From bag handling to how to wrangle the extra tray for the kid at the buffet, the staff had it dialed in. The younger kid had a sensor strapped to his wrist, the older one carried a Wave phone, a cordless phone for communication on the ship. This is what I wanted, someone else to know what I needed before I could articulate the thought.
Perhaps the best example of how Disney kills with kindness and excellent service occurs in the restaurants. Each group had a table that is served by the same team of server, assistant server, and head server. When we switched restaurants the team came with us. We became great friends of the server and assistant server, both young men from Turkey and Indonesia respectively. Sedat, from Turkey, was a criminally cheerful wiseacre who never appeared to be having a bad day; Sudi, from Indonesia, elevated attentive beverage service to an exquisite art, apologizing every time he needed our attention. He did his best to learn our drink preference from meal to meal.
The shows were spectacular productions, reminding us that Disney is primarily an entertainment company. Shows with A-level singers and dancers with stage production out of this world occurred nightly. The content was, as one might expect, from Disney movies, but even I, a crusty middle-aged guy, was worn down by the sheer exuberance of it all. (Note: the giant head of Bob Iger did appear in a show to offer support to the emcee.) You don’t put yourself in such an environment to be cynical, so submit to the Mouse.

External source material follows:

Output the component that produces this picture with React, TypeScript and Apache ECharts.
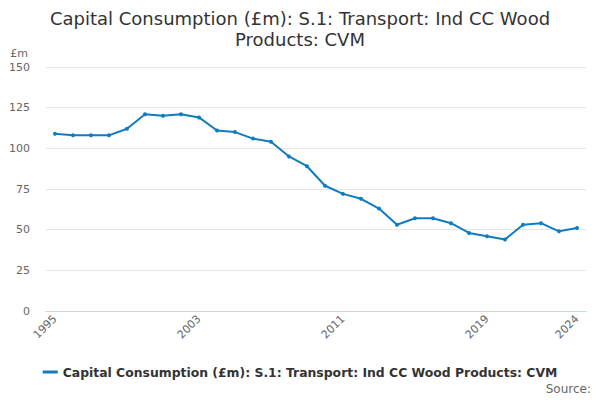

|Perhaps a stronger man could have maintained composure. Under cross examination I confessed to happily being a napkin head.|
Yes, submit I did! Our special character breakfast had our servers tying napkins around our heads so we, too, might resemble Disney characters.
Perhaps the single best luxury was when I realized that whatever problem occurred, a staff member would help me in a courteous and professional manner. Even in the tedious Guest Services line, where staff most likely answered the same questions ad infinitum, there was cheer and competence.
Whatever problems I had with the experience have to do with my own inner demons – Disney defeated any desire to eat moderately or exercise, things I usually do okay with. But then what’s the point of a luxury cruise if you spend all your time running laps and eating salad?
Grandma had exposure to the grandchildren; we ate well and enjoyed ourselves; an excellent time was had by all, even if it was trademarked and copyrighted. Ideology out the window. I’m back in Portland now ready to ride my bike in the cold and wet, while ruminating on the usual. No, I won’t sing Hakuna Matata in the shower, but I do feel that the cruise was a unique experience made better by Disney’s deep understanding of these issues.